与最佳了结方式相抵触的是日本的切腹,即用一柄短剑剖开腹腔,将自己的内脏割断,从而达到自杀的目的。切腹的人往往要采取规范的仪式,这就使当事者很难死得痛快。据说,这种自我裁决一般需要五六个小时才能断气,而如果没有高级剑客的协助,有些拙劣的切腹甚至要长达七十多个小时。在求死中竟要忍受持续几天肉体的极度痛苦,想想都让人不寒而栗。小时候,看日本的战争电影,其中最觉触目惊心的镜头是不少切腹自杀的场面。

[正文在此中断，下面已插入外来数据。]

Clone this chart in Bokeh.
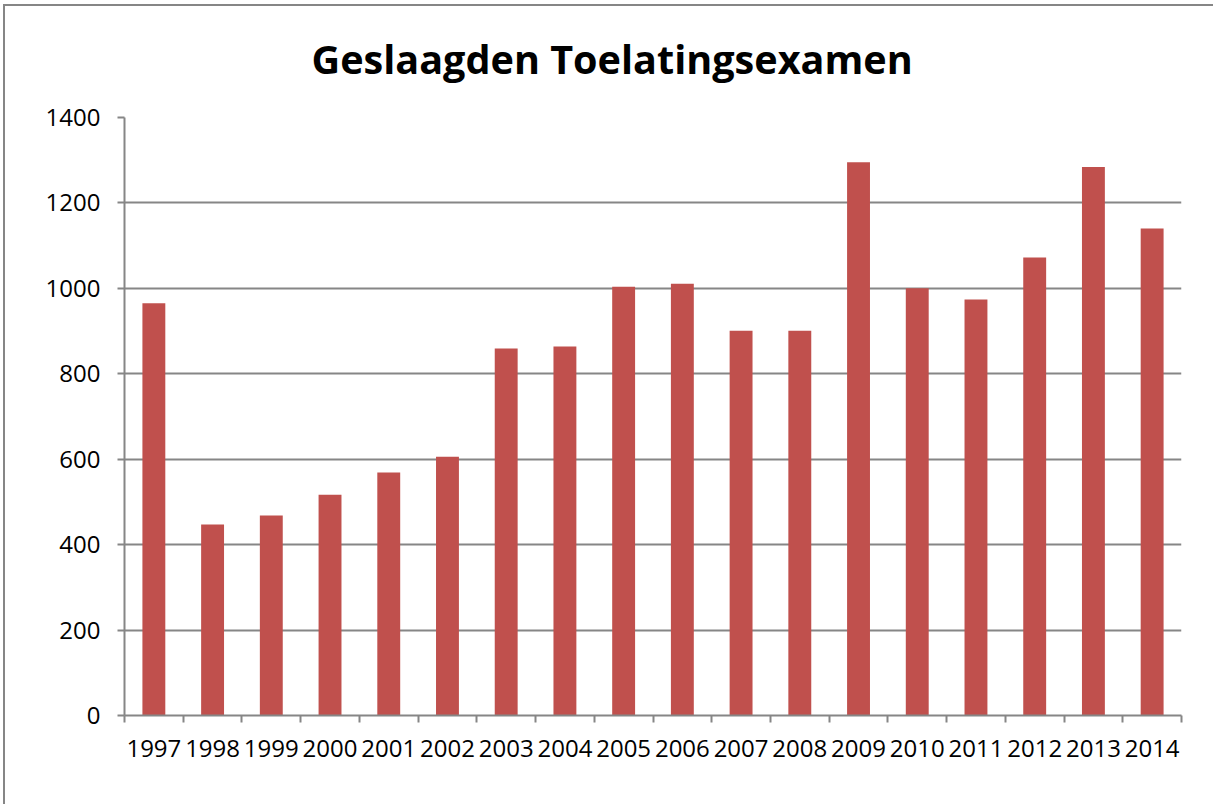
from bokeh.plotting import figure
from bokeh.models import FixedTicker, Range1d, Title
from bokeh.embed import file_html
from bokeh.resources import INLINE

years = [1997, 1998, 1999, 2000, 2001, 2002, 2003, 2004, 2005, 2006,
         2007, 2008, 2009, 2010, 2011, 2012, 2013, 2014]
passed = [965, 447, 468, 517, 569, 606, 859, 864, 1004, 1011,
          901, 901, 1295, 1000, 974, 1072, 1284, 1140]
y_ticks = [0, 200, 400, 600, 800, 1000, 1200, 1400]

GRAY = "#868686"
FONT = "Open Sans"

p = figure(width=1213, height=804, output_backend="svg", toolbar_location=None,
           x_range=Range1d(years[0] - 0.5, years[-1] + 0.5),
           y_range=Range1d(0, 1400),
           min_border_left=124, min_border_right=32,
           min_border_top=117, min_border_bottom=89)

# outer chart border (left and top edges only) drawn behind a transparent border area
p.styles = {"box-shadow": "inset 3px 4px 0 0 white, inset 5px 6px 0 0 #868686"}
p.border_fill_color = None
p.background_fill_color = "white"

t = Title(text="Geslaagden Toelatingsexamen", align="left", vertical_align="top",
          text_font=FONT, text_font_size="39.6px", text_font_style="bold",
          text_color="black", offset=187, standoff=60)
p.add_layout(t, "above")

p.vbar(x=years, top=passed, width=0.39, fill_color="#C0504D", line_color=None)

p.outline_line_color = None

# x axis: labels at centres, ticks at boundaries
bounds = [y - 0.5 for y in years] + [years[-1] + 0.5]
p.xaxis.ticker = FixedTicker(ticks=years, minor_ticks=bounds)
p.xaxis.major_label_overrides = {y: str(y) for y in years}
p.xaxis.major_tick_out = 0
p.xaxis.major_tick_in = 0
p.xaxis.minor_tick_out = 7
p.xaxis.minor_tick_in = 0
p.xaxis.minor_tick_line_color = GRAY
p.xaxis.minor_tick_line_width = 2
p.xaxis.axis_line_color = GRAY
p.xaxis.axis_line_width = 2
p.xaxis.major_label_standoff = 17
p.xaxis.major_label_text_font = FONT
p.xaxis.major_label_text_font_size = "24px"
p.xaxis.major_label_text_color = "black"
p.xgrid.grid_line_color = None

p.yaxis.ticker = FixedTicker(ticks=y_ticks)
p.yaxis.major_tick_out = 7
p.yaxis.major_tick_in = 0
p.yaxis.minor_tick_line_color = None
p.yaxis.major_tick_line_color = GRAY
p.yaxis.major_tick_line_width = 2
p.yaxis.axis_line_color = GRAY
p.yaxis.axis_line_width = 2
p.yaxis.major_label_standoff = 17
p.yaxis.major_label_text_font = FONT
p.yaxis.major_label_text_font_size = "24px"
p.yaxis.major_label_text_color = "black"
p.ygrid.grid_line_color = GRAY
p.ygrid.grid_line_width = 2

open("out.html", "w").write(file_html(p, INLINE))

应该说,切腹是日本生命和文化理念的重要组成部分,其中有很多仪式和讲究。对于这一独特自杀方式最具特色的电影演绎是日本老一代电影大师小林正树。他在《切腹》一片中以极其平静从容甚至惟美的叙述描绘了两代没落武士切腹自杀的过程。
这部充满仪式和形式感的武士道经典电影,曾获得过戛纳国际电影节评审团大奖,在日本《电影旬报》“二十世纪百部最佳日本电影”评选中排名第十三位,名气和成就都高过黑泽明的《用心棒》和《穿心剑》。
因为不少中国观众还比较陌生,我想用多一些介绍的文字。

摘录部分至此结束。